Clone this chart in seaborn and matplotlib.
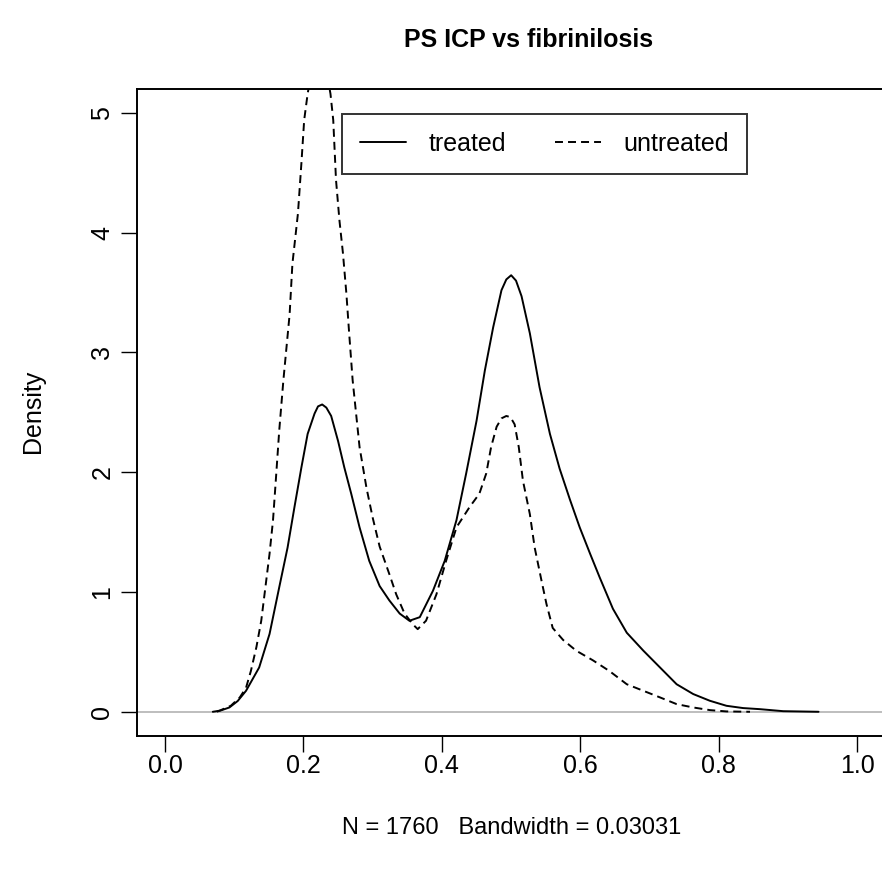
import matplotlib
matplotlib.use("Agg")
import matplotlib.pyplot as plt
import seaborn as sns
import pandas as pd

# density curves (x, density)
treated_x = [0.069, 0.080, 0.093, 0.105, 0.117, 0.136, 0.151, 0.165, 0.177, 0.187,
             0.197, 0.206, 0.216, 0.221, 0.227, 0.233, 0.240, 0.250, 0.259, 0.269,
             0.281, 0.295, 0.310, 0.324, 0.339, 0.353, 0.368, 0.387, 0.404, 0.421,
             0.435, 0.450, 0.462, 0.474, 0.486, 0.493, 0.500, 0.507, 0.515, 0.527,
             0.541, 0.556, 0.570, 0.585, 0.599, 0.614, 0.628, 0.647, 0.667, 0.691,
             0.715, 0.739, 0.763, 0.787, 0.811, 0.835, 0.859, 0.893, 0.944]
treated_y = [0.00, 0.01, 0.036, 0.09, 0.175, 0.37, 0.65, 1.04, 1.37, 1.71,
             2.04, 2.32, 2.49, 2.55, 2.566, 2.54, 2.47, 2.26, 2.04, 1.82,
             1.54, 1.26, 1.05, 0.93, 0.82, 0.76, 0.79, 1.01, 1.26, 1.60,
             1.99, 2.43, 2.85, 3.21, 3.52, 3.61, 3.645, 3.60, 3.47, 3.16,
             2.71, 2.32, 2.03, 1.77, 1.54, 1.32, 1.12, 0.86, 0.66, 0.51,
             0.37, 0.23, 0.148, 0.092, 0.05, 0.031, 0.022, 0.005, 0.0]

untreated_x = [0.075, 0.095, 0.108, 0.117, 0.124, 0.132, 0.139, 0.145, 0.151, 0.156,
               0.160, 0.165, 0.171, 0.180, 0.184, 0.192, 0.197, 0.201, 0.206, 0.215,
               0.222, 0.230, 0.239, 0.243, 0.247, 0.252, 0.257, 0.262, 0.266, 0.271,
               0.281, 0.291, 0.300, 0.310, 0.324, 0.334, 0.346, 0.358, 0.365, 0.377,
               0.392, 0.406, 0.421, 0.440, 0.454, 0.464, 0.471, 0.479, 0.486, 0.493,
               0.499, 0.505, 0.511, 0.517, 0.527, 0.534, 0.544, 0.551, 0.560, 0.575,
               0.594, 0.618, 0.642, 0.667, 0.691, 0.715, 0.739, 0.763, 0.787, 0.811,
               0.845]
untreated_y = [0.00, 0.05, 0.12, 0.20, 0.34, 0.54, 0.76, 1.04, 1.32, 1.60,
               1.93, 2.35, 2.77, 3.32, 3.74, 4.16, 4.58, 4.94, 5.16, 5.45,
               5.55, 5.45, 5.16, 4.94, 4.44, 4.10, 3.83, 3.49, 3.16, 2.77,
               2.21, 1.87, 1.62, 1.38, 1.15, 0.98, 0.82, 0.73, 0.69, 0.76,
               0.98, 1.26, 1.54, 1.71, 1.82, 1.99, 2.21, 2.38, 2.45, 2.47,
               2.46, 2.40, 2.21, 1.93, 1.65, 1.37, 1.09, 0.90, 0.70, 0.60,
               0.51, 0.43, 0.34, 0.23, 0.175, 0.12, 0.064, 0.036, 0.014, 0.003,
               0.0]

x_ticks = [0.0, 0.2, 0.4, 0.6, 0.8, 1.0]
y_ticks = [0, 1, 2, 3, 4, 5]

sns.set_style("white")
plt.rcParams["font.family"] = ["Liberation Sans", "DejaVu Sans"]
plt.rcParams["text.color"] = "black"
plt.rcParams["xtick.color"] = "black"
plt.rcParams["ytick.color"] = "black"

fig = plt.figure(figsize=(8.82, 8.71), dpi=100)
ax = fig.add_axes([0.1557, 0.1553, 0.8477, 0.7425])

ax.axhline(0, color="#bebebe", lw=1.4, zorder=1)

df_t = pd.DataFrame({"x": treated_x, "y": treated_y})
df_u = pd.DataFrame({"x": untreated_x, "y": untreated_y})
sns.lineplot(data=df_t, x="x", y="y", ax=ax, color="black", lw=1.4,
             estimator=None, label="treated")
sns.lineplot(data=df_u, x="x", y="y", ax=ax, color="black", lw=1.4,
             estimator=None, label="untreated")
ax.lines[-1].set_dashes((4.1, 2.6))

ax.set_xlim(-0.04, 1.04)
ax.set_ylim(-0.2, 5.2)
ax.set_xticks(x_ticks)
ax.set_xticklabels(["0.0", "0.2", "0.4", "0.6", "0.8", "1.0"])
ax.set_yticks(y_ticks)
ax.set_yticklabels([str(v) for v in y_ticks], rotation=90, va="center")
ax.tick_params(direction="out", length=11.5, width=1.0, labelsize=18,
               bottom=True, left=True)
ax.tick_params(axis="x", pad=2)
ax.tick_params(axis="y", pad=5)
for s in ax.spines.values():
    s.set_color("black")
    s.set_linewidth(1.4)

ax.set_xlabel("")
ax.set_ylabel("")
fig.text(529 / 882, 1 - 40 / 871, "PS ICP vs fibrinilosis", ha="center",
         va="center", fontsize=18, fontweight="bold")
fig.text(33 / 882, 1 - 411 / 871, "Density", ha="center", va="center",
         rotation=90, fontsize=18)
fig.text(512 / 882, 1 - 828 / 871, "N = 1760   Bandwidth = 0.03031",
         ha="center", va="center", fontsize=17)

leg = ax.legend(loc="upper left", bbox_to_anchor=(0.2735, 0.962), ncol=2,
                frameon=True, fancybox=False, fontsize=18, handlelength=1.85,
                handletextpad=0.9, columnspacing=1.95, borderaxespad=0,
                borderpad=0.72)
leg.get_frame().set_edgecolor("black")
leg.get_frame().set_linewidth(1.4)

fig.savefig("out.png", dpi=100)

☆ ☆ ☆ ☆ ☆ ☆ ☆

#### Exercise:
Pictures excluded, repeat exactly the lines from the top of the material through the line with "import pandas as pd", including both of those lines.

#### Result below:
Clone this chart in seaborn and matplotlib.
import matplotlib
matplotlib.use("Agg")
import matplotlib.pyplot as plt
import seaborn as sns
import pandas as pd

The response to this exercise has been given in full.